Now, Sanam Saeed has extended support to Durj, inquiring how Hollywood films with violence, dark topics and sexual innuendos can be screened in Pakistan but not an independent film such as Durj.
Taking to Twitter, the Cake star wrote, “Why are films like Durj nanned. If Hollywood films with all their sexual innuendos, violence and dark topics can play in our cinemas, then why can’t our independent and out of the box films like Durj be played?”
Many agreed with Sanam.
“This is exactly what I thought! Despite all the vulgar and violent content, Pakistanis can watch Hollywood movies but not Pakistani movies. First it was Verna and now this. Is this the reality as a society we don’t want to confront?” a user shared.
“Why they banned Durj, I’m not a fan of violent movies but if anyone is doing something different in Pakistan, suddenly censor board wakes up,” shared another user.
Another user shared how films based on weddings and romance are the only ones to receive clearance from the box office.
Abbasi had earlier surplus concerns regarding the ongoing problems faced by the film. The film was initially cleared by censor boards in both Punjab and Sindh, but was suddenly rejected by the federal censor board, without informing what the actual problem was.
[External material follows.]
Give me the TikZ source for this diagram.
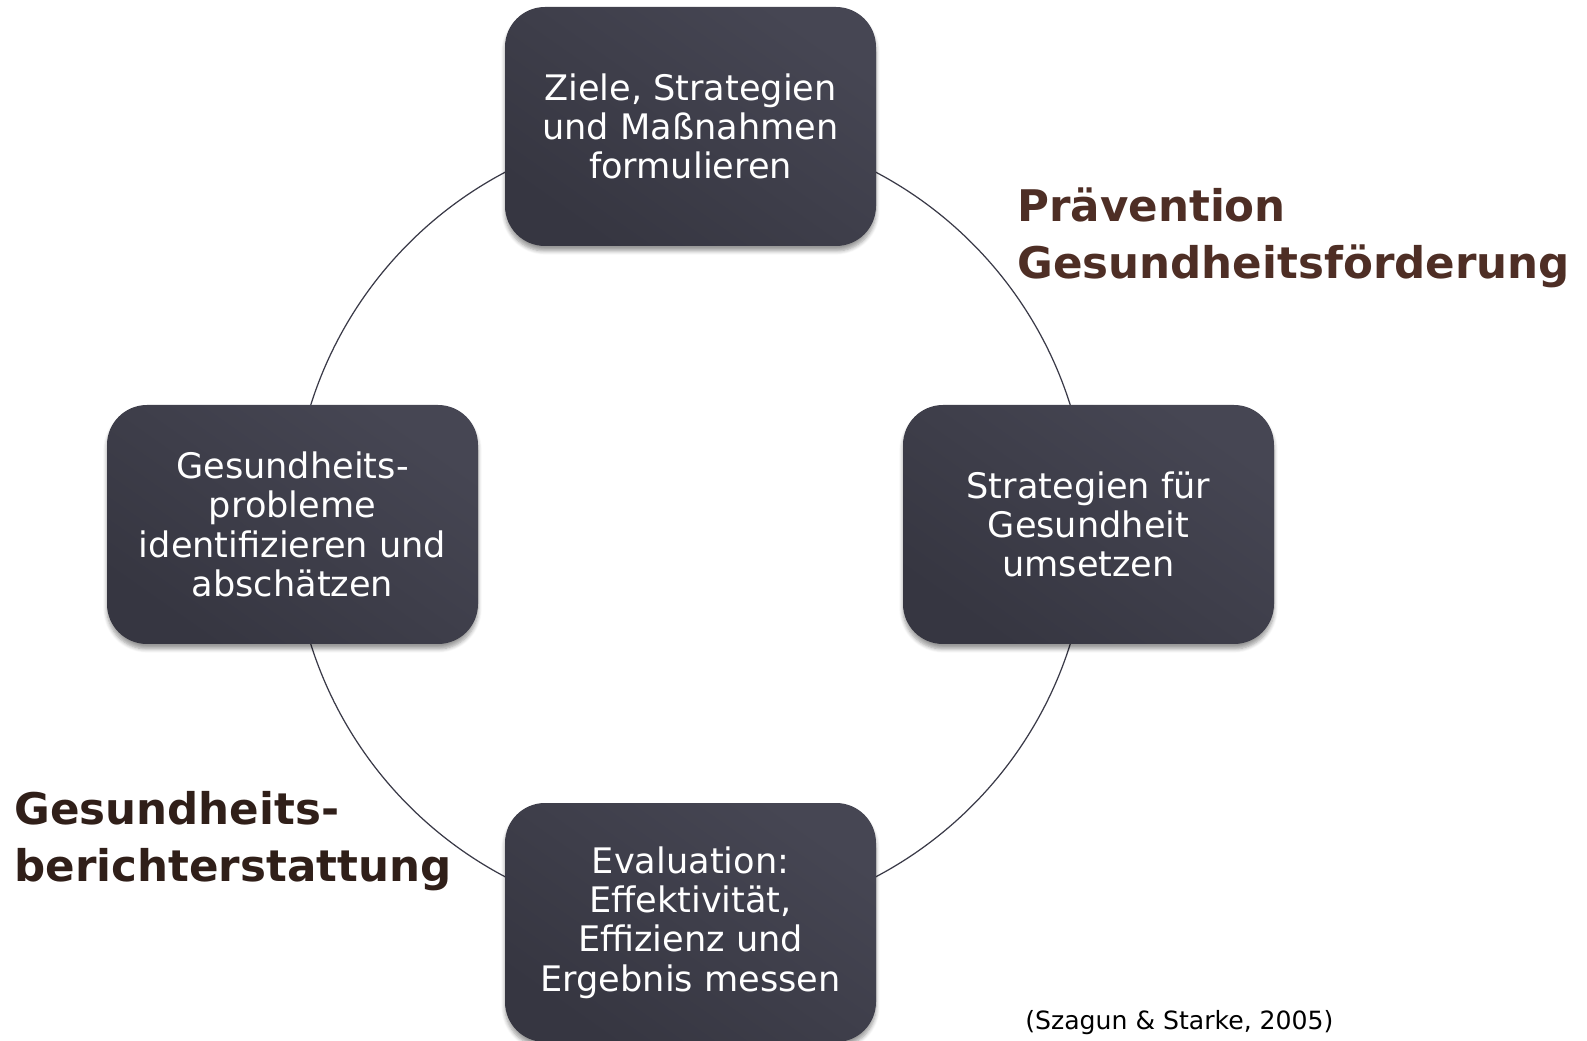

“When I inquired, I received a certificate saying that the ban was because cannibalism is ‘not a part of our culture and tradition,’ so it should not be showcased,” Abbasi had told The Express Tribune.
“As if it’s a part of anybody’s culture or tradition or whether the films actually playing in Pakistani cinemas even depict our culture.”
He continued to clarify that there is nothing objectionable in the film and that the physical act of cannibalism has not been shown at all. “I don’t understand what has caused this revocation, my film does not have any vulgarity, not a single cuss word, not a single act of violence, and even if there is, I am willing to cut out whatever is objectionable if I am informed.”